From a big picture standpoint, forecasts from NVIDIA NVDA will reverberate throughout the board market and economy as a whole. Investors have fully bought into the promise of AI to increase productivity and to drive increased corporate investment. This spills over into many different aspects of the stock market — energy for instance, with demand for fossil fuels and renewable technologies hinging on the need for massive data centers. 

In a note to clients today, the UBS macro research team, including macro strategist Elena Amoruso, summed up the situation. In a report entitled “The productivity paradox and AI,” the analysts note that decades of digital transition have yet to realize their full potential boost in productivity — at least based on traditional economic measures. While surveys show rapid adoption of AI products in the workplace, often by individuals on their own initiative, the speed of the technologies impact on growth remains unknown. 

Trump trades lose steam

Traders have continued to factor the impact of a Trump administration across global markets in recent days.

Bitcoin broke new highs over $94K on Tuesday, lifting ETFs including the iShares Bitcoin Trust IBIT . The upswing came following the announcement that Trump Media, the corporation behind Trump’s Truth-Social media platform, is in talks to buy the crypto trading venue Bakkt Holdings as a sign that the new administration will loosen regulations on the sector. 

While digital investors cheered the incoming administration, bullish trends in other markets have moderated or reversed in recent sessions. A steepening of the yield curve has yet to materialize in treasury markets, while spot gold prices have slipped lower following the election with the SPDR Gold Trust GLD off by almost 4% since Nov. 5.

The general consensus among strategists has been that Trump 2.0 will mean much stronger dollar supportive policies than during his first administration. The threat of massive tariffs, besides creating incentives for trading partners to devalue their currencies further, is a hit to an already weakened Chinese economy. Most economists predict that a slowdown in the world’s second largest economy will be a big hit to global growth with many lower forecasts for 2025 and 2026. 

Specifically, the idea that import tariffs can play a more substantial role in trade and fiscal policy should be consistent with USD appreciation via reduced imports as well as an incentive for the U.S. trading partners to weaken their currencies.
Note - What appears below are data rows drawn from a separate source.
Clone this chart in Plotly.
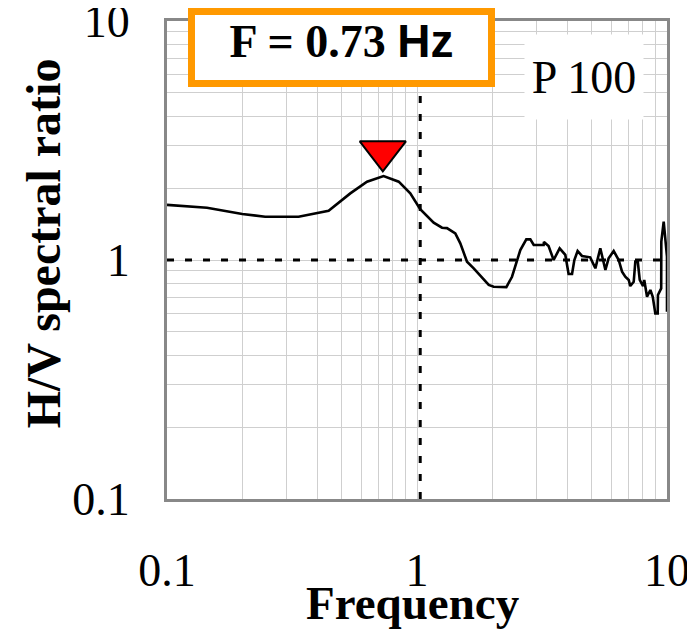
import plotly.graph_objects as go

# H/V spectral ratio curve
freq = [0.1, 0.1445, 0.2, 0.247, 0.336, 0.443, 0.541, 0.631, 0.735, 0.845, 0.94, 1.03,
        1.166, 1.259, 1.318, 1.423, 1.49, 1.585, 1.686, 1.848, 1.936, 2.026, 2.277, 2.399,
        2.512, 2.59, 2.737, 2.84, 2.93, 3.21, 3.22, 3.36, 3.52, 3.72, 3.92, 4.04, 4.17,
        4.26, 4.39, 4.57, 4.93, 5.17, 5.41, 5.45, 5.67, 5.84, 6.12, 6.41, 6.61, 6.81, 7.03,
        7.13, 7.36, 7.47, 7.64, 7.78, 8.02, 8.11, 8.32, 8.58, 8.77, 8.98, 9.18, 9.2, 9.48,
        9.49, 9.70, 10.0, 10.0]
hv_ratio = [1.70, 1.655, 1.557, 1.517, 1.517, 1.608, 1.90, 2.127, 2.246, 2.127, 1.90, 1.63,
            1.432, 1.365, 1.36, 1.293, 1.174, 0.984, 0.923, 0.825, 0.786, 0.773, 0.77, 0.851,
            0.984, 1.101, 1.22, 1.22, 1.155, 1.155, 1.19, 1.144, 1.0, 1.119, 1.05, 0.874, 0.874,
            1.0, 1.09, 1.04, 1.026, 0.923, 1.12, 1.08, 0.908, 1.016, 1.09, 1.0, 0.894, 0.851, 0.825,
            0.778, 0.811, 0.984, 0.984, 0.825, 0.778, 0.825, 0.702, 0.749, 0.702, 0.598, 0.598, 0.714, 0.761,
            1.193, 1.446, 1.032, 0.607]

# Peak marker
peak_freq = [0.73]
peak_ratio = [2.85]

# Reference lines
ref_x = 1.03
ref_y = 1.0

# Ticks
tick_vals = [0.1, 1, 10]
tick_text = ["0.1", "1", "10"]
minor_vals = [m * d for d in (0.1, 1) for m in range(2, 10)]

station_label = "P 100"
freq_label = "F = 0.73"

SERIF = "Liberation Serif, Times New Roman, serif"
GRID = "#cfcfcf"
FRAME = "#888888"

fig = go.Figure()

# dashed reference lines
fig.add_trace(go.Scatter(x=[0.1, 10], y=[ref_y, ref_y], mode="lines",
                         line=dict(color="black", width=3, dash="7px,11px"),
                         showlegend=False, hoverinfo="skip"))
fig.add_trace(go.Scatter(x=[ref_x, ref_x], y=[0.1, 10], mode="lines",
                         line=dict(color="black", width=3, dash="7px,11px"),
                         showlegend=False, hoverinfo="skip"))

# H/V curve
fig.add_trace(go.Scatter(x=freq, y=hv_ratio, mode="lines",
                         line=dict(color="black", width=2.6),
                         showlegend=False))

# peak marker
fig.add_trace(go.Scatter(x=peak_freq, y=peak_ratio, mode="markers",
                         marker=dict(symbol="triangle-down", size=40, color="red",
                                     line=dict(color="black", width=2)),
                         showlegend=False, cliponaxis=False))

axis_common = dict(
    type="log", range=[-1, 1],
    tickvals=tick_vals, ticktext=tick_text,
    tickfont=dict(family=SERIF, size=46, color="black"),
    showgrid=True, gridcolor=GRID, gridwidth=1,
    minor=dict(tickvals=minor_vals, showgrid=True, gridcolor=GRID, gridwidth=1, ticks=""),
    showline=True, linecolor=FRAME, linewidth=3, mirror=True,
    ticks="", zeroline=False, automargin=False, ticklabeloverflow="allow",
)

fig.update_xaxes(**axis_common, ticklabelstandoff=29)
fig.update_yaxes(**axis_common, ticklabelstandoff=25)

# the page adds an 8px body margin, so the figure is sized to fill the rest
fig.update_layout(
    width=687, height=621,
    margin=dict(l=159, r=28, t=13, b=130, autoexpand=False),
    paper_bgcolor="white", plot_bgcolor="white",
    showlegend=False,
    annotations=[
        # frequency box
        dict(xref="paper", yref="paper", x=0.349, y=0.9446,
             xanchor="center", yanchor="middle", showarrow=False,
             text=('<b>' + freq_label + ' </b><span style="font-family:Liberation Sans">'
                   '<b>Hz</b></span>'),
             font=dict(family=SERIF, size=46, color="black"),
             bgcolor="white", bordercolor="#FF9900", borderwidth=7, borderpad=0,
             width=293, height=65, valign="top"),
        # station label
        dict(xref="paper", yref="paper", x=0.834, y=0.882,
             xanchor="center", yanchor="middle", showarrow=False,
             text=station_label,
             font=dict(family=SERIF, size=46, color="black"),
             bgcolor="white", borderpad=0, width=118, height=84),
        # axis titles
        dict(xref="paper", yref="paper", x=0.491, y=-0.2176,
             xanchor="center", yanchor="middle", showarrow=False,
             text="<b>Frequency</b>",
             font=dict(family=SERIF, size=47, color="black")),
        dict(xref="paper", yref="paper", x=-0.248, y=0.535,
             xanchor="center", yanchor="middle", showarrow=False, textangle=-90,
             text="<b>H/V spectral ratio</b>",
             font=dict(family=SERIF, size=48, color="black")),
    ],
)

fig.write_html("out.html")
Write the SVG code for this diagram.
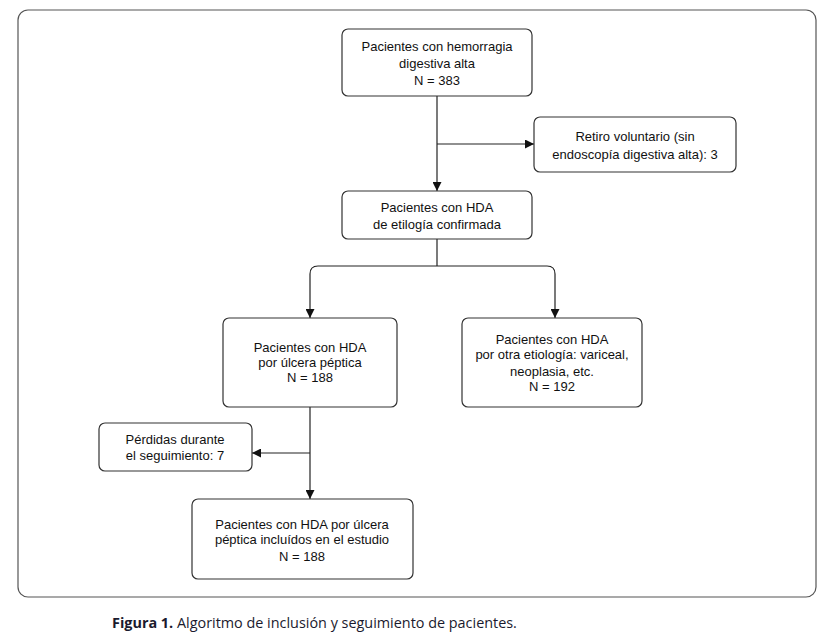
<svg xmlns="http://www.w3.org/2000/svg" width="834" height="640" viewBox="0 0 834 640">
<defs>
<style>
.box{fill:#fff;stroke:#333;stroke-width:1.2}
.t{font-family:"Liberation Sans",Arial,sans-serif;font-size:13px;fill:#111;text-anchor:middle}
.c{fill:none;stroke:#222;stroke-width:1.2}
.cap{font-family:"Open Sans","DejaVu Sans",sans-serif;font-size:14.4px;fill:#1a1a2e}
</style>
<marker id="ah" viewBox="0 0 10 10" refX="10" refY="5" markerWidth="10" markerHeight="9" markerUnits="userSpaceOnUse" orient="auto">
<path d="M0,0 L10,5 L0,10 z" fill="#111"/>
</marker>
</defs>
<rect width="834" height="640" fill="#fff"/>
<rect x="18" y="10" width="798" height="587" rx="10" fill="none" stroke="#555" stroke-width="1.2"/>
<g id="connectors">
<path class="c" d="M437,96 V191" marker-end="url(#ah)"/>
<path class="c" d="M437,144 H534" marker-end="url(#ah)"/>
<path class="c" d="M437,239 V266"/>
<path class="c" d="M437,266 H318 Q310,266 310,274 V318" marker-end="url(#ah)"/>
<path class="c" d="M437,266 H547 Q555,266 555,274 V318" marker-end="url(#ah)"/>
<path class="c" d="M310,407 V499" marker-end="url(#ah)"/>
<path class="c" d="M310,453 H252" marker-end="url(#ah)"/>
</g>
<g id="n1">
<rect class="box" x="342" y="29" width="190" height="67" rx="6"/>
<text class="t" x="437" y="51">Pacientes con hemorragia</text>
<text class="t" x="437" y="68">digestiva alta</text>
<text class="t" x="437" y="85">N = 383</text>
</g>
<g id="n2">
<rect class="box" x="534" y="117" width="202" height="55" rx="6"/>
<text class="t" x="635" y="141">Retiro voluntario (sin</text>
<text class="t" x="635" y="159">endoscopía digestiva alta): 3</text>
</g>
<g id="n3">
<rect class="box" x="342" y="191" width="190" height="48" rx="6"/>
<text class="t" x="437" y="212">Pacientes con HDA</text>
<text class="t" x="437" y="229">de etilogía confirmada</text>
</g>
<g id="n4">
<rect class="box" x="223" y="318" width="174" height="89" rx="6"/>
<text class="t" x="310" y="352">Pacientes con HDA</text>
<text class="t" x="310" y="367">por úlcera péptica</text>
<text class="t" x="310" y="382">N = 188</text>
</g>
<g id="n5">
<rect class="box" x="462" y="318" width="180" height="89" rx="6"/>
<text class="t" x="552" y="344">Pacientes con HDA</text>
<text class="t" x="552" y="359">por otra etiología: variceal,</text>
<text class="t" x="552" y="376">neoplasia, etc.</text>
<text class="t" x="552" y="391">N = 192</text>
</g>
<g id="n6">
<rect class="box" x="99" y="423" width="153" height="48" rx="6"/>
<text class="t" x="175" y="444">Pérdidas durante</text>
<text class="t" x="175" y="460">el seguimiento: 7</text>
</g>
<g id="n7">
<rect class="box" x="192" y="499" width="221" height="80" rx="6"/>
<text class="t" x="302" y="529">Pacientes con HDA por úlcera</text>
<text class="t" x="302" y="544">péptica incluídos en el estudio</text>
<text class="t" x="302" y="561">N = 188</text>
</g>
<text class="cap" x="112" y="628"><tspan font-weight="bold">Figura 1.</tspan> Algoritmo de inclusión y seguimiento de pacientes.</text>
</svg>
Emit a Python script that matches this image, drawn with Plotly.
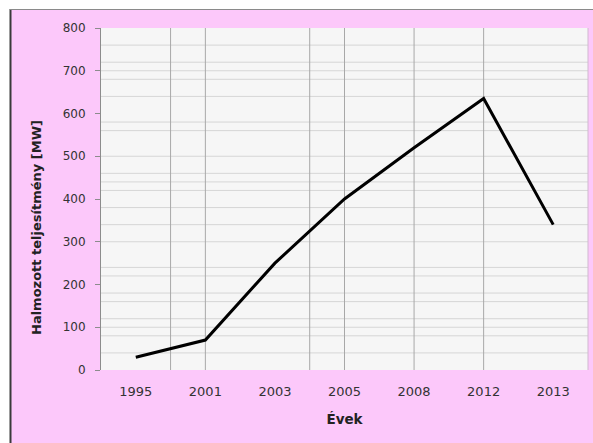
import plotly.graph_objects as go

# Cumulative installed capacity by year
years = ["1995", "2001", "2003", "2005", "2008", "2012", "2013"]
capacity_mw = [30, 70, 250, 400, 520, 635, 340]

# Gridline placement (category index for vertical lines, MW for horizontal lines)
v_grid = [0.5, 1, 2.5, 3, 4, 5]
h_grid = [40, 80, 100, 120, 160, 180, 220, 240, 300, 340, 380, 420, 440, 460,
          500, 560, 580, 640, 680, 700, 720, 760]

PINK = "#fcc8fa"
FONT = "'DejaVu Sans', sans-serif"

x_idx = list(range(len(years)))

fig = go.Figure()
fig.add_trace(go.Scatter(
    x=x_idx, y=capacity_mw, mode="lines",
    line=dict(color="#000000", width=3),
    showlegend=False, hoverinfo="skip",
))

shapes = []
for v in h_grid:
    shapes.append(dict(type="line", xref="x domain", yref="y", x0=0, x1=1, y0=v, y1=v,
                       line=dict(color="#d6d6d6", width=1), layer="below"))
for v in v_grid:
    shapes.append(dict(type="line", xref="x", yref="y domain", x0=v, x1=v, y0=0, y1=1,
                       line=dict(color="#a8a8a8", width=1), layer="below"))

# Outer frame: white margin strip at left/top with dark edge of the pink panel
W, H = 593, 443
ml, mr, mt, mb = 101, 5, 28, 73
pw, ph = W - ml - mr, H - mt - mb
def px_x(px):
    return (px - ml) / pw
def px_y(py):
    return (H - mb - py) / ph
shapes += [
    dict(type="rect", xref="paper", yref="paper", x0=px_x(-2), x1=px_x(10), y0=px_y(H + 2), y1=px_y(-2),
         fillcolor="white", line=dict(width=0), layer="above"),
    dict(type="rect", xref="paper", yref="paper", x0=px_x(-2), x1=px_x(W + 2), y0=px_y(9), y1=px_y(-2),
         fillcolor="white", line=dict(width=0), layer="above"),
    dict(type="line", xref="paper", yref="paper", x0=px_x(10.5), x1=px_x(10.5), y0=px_y(9), y1=px_y(H + 2),
         line=dict(color="#3a3a3a", width=2), layer="above"),
    dict(type="line", xref="paper", yref="paper", x0=px_x(10), x1=px_x(W + 2), y0=px_y(9.5), y1=px_y(9.5),
         line=dict(color="#8a8a8a", width=1), layer="above"),
    dict(type="line", xref="paper", yref="paper", x0=1, x1=1, y0=0, y1=1,
         line=dict(color="#d0b8d0", width=1), layer="above"),
]

# Y-axis title placed as an annotation so it can sit slightly below the plot centre
annotations = [dict(
    text="<b>Halmozott teljesítmény [MW]</b>",
    xref="paper", yref="paper", x=px_x(36), y=px_y(228),
    xanchor="center", yanchor="middle", textangle=-90, showarrow=False,
    font=dict(family=FONT, size=13, color="#222222"),
)]

fig.update_layout(
    width=W, height=H,
    margin=dict(l=ml, r=mr, t=mt, b=mb),
    paper_bgcolor=PINK,
    plot_bgcolor="#f6f6f6",
    font=dict(family=FONT, size=11, color="#333333"),
    shapes=shapes,
    annotations=annotations,
    xaxis=dict(
        range=[-0.5, len(years) - 0.5],
        tickmode="array", tickvals=x_idx, ticktext=years,
        tickfont=dict(family=FONT, size=13, color="#333333"),
        showgrid=False, zeroline=False, showline=False, ticks="",
        ticklabelstandoff=12,
        title=dict(text="<b>Évek</b>", font=dict(family=FONT, size=13.5, color="#222222"), standoff=16),
    ),
    yaxis=dict(
        range=[0, 800], dtick=100,
        tickfont=dict(family=FONT, size=12, color="#333333"),
        showgrid=False, zeroline=False,
        showline=True, linecolor="#8c8c8c", linewidth=1,
        ticks="outside", ticklen=5, tickcolor="#8c8c8c",
        ticklabelstandoff=7,
    ),
)

fig.write_html("out.html")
Real estate markets, meanwhile, are also bracing for a shift in policy. Bloomberg reported Wednesday that 30 mortgage rates have risen above 7% as potential homebuyers face the specter of inflation resulting from tariffs. The mortgage data from Redfin raised forecasts for average mortgage rates from 6.1% to 6.8% following the election. Critically, the impact of deportation on the construction industry could spill into a housing market already facing shortages.